事故は取引先から車へと戻る最中に起きた出来事で、
信号を渡っていたら、目の前に子供がいたから、ついつい飛び出したらしい。
って、後先考えない人だな……。
病院へ運び込まれた時に意識が戻ったらしく、医者の話では貧血と打撲、擦り傷程度で命には別状はないという説明だったそうな。

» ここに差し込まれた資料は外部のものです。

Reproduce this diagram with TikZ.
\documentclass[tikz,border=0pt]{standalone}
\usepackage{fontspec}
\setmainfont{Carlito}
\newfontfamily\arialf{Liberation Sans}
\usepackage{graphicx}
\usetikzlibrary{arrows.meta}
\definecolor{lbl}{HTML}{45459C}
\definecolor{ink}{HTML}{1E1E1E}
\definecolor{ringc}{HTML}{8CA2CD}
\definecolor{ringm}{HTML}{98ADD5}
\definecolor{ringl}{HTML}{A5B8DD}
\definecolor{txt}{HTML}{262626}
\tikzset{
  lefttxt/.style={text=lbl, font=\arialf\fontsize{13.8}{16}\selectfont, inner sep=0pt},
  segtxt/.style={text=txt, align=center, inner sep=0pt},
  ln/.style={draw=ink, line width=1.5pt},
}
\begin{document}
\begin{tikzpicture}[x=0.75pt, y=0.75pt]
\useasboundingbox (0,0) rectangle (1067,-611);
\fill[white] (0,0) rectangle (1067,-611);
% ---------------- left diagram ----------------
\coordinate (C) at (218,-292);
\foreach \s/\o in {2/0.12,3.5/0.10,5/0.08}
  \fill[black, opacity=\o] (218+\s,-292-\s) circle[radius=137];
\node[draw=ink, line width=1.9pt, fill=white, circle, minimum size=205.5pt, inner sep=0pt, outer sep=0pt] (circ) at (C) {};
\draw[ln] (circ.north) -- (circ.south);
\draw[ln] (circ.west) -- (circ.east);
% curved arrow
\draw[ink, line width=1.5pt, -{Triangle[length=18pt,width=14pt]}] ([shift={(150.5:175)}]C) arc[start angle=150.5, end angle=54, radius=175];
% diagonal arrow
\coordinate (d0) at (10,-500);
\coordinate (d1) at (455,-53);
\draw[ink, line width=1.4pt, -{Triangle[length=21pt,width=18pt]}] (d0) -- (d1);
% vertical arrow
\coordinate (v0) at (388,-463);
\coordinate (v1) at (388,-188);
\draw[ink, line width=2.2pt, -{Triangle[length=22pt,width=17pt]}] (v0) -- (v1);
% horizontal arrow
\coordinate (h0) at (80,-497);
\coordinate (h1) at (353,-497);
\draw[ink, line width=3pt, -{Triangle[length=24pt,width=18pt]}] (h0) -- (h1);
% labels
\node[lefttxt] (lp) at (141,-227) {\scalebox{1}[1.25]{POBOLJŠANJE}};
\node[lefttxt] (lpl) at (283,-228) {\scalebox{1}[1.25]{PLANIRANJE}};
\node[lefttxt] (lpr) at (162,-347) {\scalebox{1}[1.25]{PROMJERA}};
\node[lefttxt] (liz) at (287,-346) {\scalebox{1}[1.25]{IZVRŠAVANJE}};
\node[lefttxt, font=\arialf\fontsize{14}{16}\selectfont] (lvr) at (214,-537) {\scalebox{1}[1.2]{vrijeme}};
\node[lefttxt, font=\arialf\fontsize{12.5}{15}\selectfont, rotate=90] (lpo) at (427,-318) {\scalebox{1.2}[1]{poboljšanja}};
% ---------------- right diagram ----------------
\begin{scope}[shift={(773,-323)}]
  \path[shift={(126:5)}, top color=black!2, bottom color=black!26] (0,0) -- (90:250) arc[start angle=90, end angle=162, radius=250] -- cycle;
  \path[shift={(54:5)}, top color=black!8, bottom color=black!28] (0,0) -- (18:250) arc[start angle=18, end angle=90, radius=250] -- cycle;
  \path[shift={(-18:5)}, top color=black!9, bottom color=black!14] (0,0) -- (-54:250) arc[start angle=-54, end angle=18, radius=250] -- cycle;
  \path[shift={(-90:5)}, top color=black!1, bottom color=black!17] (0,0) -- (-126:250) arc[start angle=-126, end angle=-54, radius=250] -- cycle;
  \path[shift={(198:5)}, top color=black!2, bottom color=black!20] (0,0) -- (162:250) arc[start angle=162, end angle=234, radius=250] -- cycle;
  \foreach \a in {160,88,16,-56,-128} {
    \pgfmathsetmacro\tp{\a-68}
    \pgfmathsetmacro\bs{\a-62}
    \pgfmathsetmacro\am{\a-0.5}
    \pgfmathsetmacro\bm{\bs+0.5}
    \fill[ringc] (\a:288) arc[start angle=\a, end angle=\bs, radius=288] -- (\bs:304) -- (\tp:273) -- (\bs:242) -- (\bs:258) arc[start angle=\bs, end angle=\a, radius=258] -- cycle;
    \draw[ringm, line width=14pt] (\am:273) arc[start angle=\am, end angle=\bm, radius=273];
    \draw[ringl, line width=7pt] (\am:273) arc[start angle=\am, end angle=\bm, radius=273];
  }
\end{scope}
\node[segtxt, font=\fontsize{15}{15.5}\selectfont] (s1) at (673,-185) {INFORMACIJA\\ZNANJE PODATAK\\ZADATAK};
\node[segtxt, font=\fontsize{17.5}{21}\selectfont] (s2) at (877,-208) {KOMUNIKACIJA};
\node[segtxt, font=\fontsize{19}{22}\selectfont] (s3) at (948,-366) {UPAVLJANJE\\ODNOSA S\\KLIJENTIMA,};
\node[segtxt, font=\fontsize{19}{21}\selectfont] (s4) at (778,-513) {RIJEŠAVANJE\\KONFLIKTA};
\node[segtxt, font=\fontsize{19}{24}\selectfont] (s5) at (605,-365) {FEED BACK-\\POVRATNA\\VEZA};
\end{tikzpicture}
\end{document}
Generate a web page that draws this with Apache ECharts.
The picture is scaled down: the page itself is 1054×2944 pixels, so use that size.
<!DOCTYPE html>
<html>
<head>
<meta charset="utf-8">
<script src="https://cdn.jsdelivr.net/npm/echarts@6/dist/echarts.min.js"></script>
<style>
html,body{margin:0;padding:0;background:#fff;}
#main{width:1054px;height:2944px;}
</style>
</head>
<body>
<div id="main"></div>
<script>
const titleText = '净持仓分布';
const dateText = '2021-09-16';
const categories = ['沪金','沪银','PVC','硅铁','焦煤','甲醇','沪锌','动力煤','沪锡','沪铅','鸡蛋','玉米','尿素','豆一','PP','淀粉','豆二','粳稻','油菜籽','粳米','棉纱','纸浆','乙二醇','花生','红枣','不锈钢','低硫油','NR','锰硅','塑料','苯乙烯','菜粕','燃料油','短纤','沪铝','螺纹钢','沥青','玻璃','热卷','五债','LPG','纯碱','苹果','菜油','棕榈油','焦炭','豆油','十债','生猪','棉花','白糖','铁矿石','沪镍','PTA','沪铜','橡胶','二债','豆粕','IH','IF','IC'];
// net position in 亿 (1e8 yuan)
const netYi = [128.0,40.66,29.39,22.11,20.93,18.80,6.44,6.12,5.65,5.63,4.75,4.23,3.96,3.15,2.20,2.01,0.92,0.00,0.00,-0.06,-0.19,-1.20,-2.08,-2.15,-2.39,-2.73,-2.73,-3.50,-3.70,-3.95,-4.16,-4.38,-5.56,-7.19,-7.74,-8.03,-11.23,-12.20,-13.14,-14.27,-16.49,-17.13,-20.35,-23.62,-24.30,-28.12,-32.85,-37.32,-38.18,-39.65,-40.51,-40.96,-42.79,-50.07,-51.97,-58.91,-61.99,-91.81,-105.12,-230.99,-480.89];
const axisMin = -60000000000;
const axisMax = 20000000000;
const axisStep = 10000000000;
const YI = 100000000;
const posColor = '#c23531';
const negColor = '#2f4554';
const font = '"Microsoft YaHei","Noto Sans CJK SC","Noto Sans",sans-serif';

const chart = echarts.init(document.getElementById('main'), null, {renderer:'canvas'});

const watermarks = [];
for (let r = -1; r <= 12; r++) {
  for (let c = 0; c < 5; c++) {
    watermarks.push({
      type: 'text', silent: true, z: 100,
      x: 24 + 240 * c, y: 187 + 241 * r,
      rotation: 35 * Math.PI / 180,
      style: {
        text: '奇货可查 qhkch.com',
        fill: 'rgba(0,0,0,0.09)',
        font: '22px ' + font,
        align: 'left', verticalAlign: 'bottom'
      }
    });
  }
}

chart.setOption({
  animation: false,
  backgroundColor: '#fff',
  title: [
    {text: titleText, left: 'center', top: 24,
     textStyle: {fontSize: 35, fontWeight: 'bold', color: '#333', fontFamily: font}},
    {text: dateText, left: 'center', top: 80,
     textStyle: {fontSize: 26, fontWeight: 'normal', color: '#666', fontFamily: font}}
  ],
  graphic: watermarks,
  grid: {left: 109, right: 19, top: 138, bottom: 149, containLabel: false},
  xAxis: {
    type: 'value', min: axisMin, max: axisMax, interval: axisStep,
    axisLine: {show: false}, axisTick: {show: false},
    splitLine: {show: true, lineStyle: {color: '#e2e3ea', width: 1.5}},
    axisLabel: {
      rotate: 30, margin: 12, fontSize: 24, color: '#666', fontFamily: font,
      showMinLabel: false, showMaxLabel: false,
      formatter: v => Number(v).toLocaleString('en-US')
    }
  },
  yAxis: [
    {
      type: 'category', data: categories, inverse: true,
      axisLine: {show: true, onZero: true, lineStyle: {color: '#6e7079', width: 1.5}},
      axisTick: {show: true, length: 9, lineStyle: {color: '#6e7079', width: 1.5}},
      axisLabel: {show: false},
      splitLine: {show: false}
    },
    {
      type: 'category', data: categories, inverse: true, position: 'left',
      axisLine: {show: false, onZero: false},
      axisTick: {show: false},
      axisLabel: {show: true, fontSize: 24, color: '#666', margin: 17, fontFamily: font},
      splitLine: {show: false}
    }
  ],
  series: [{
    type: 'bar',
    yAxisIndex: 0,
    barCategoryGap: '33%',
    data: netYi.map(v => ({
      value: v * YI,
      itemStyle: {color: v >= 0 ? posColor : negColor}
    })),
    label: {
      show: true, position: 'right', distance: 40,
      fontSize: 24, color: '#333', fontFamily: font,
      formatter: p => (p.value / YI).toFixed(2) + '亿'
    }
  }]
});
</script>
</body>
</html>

かなり血まみれになっていたから病院では大騒ぎとなったと。
まぁ、そりゃそうか。
様子見で数日間入院していたけど、無事退院して私たちを探し、今に至る。
「嬢ちゃんたちはあそこの学校の子らだろ?」
この辺りの子供はみんな同じ学校に行くから、言われなくてもわかる。
別に隠す必要もないから二人でうなずく。
「ウチの娘もあそこに通っていてね。ちょっと紹介だけさせてもらっていいかい?」
……なぜそこまで話が飛躍する?
リンちゃんの方をチラッと見ると、若干呆れつつもうなずいている。
私も別に異論はないけど、なんのメリットがあるのか。
言うが早いが、マリセラさんがどこかへ電話しだした。
「あ、フェリサ? ちょっと応接室まで来てもらえるか? うん、うん、そう、よろしく」
マリセラさん曰く、学年は私たちの二つ下だと。
引っ込み思案で、大人しいから学校で困ったことがあれば相談に乗ってほしい……って、早速いい様に使われているよ。
「お手伝いすることはやぶさかではありませんが、その分の見返りはあるんですよね?」
「どストレートだね……。まったく、とんでもない子供たちだ。まるで、やり手の商人たちを相手にしているようだね」
さらっと私もとんでもない扱いされていないか?
私はのんびりまったりをモットーにスローライフを送りたいだけで、そんな厄介ごとに首を突っ込みたくないんだけど。
そんなことを考えている間に、扉が数回ノックされる。
マリセラさんが促すと、その子は入ってきた。
ブロンド色の髪が眩しく輝くロングヘアーの少女。
明らかにお嬢様な風貌の女の子だ。
……ん? どこかで見たような……。
「お母様、参りまし……た?」
「おう、フェリサ。こっちへ……ってどうした?」
二人して言葉が途中で止まる。
横から――リンちゃんから「あちゃ〜」って声が聞こえてきた。
……?
「あの、お母様、この方、です」
「ん? 何がだい?」
入ってきた子と私たちを交互に見るマリセラさん。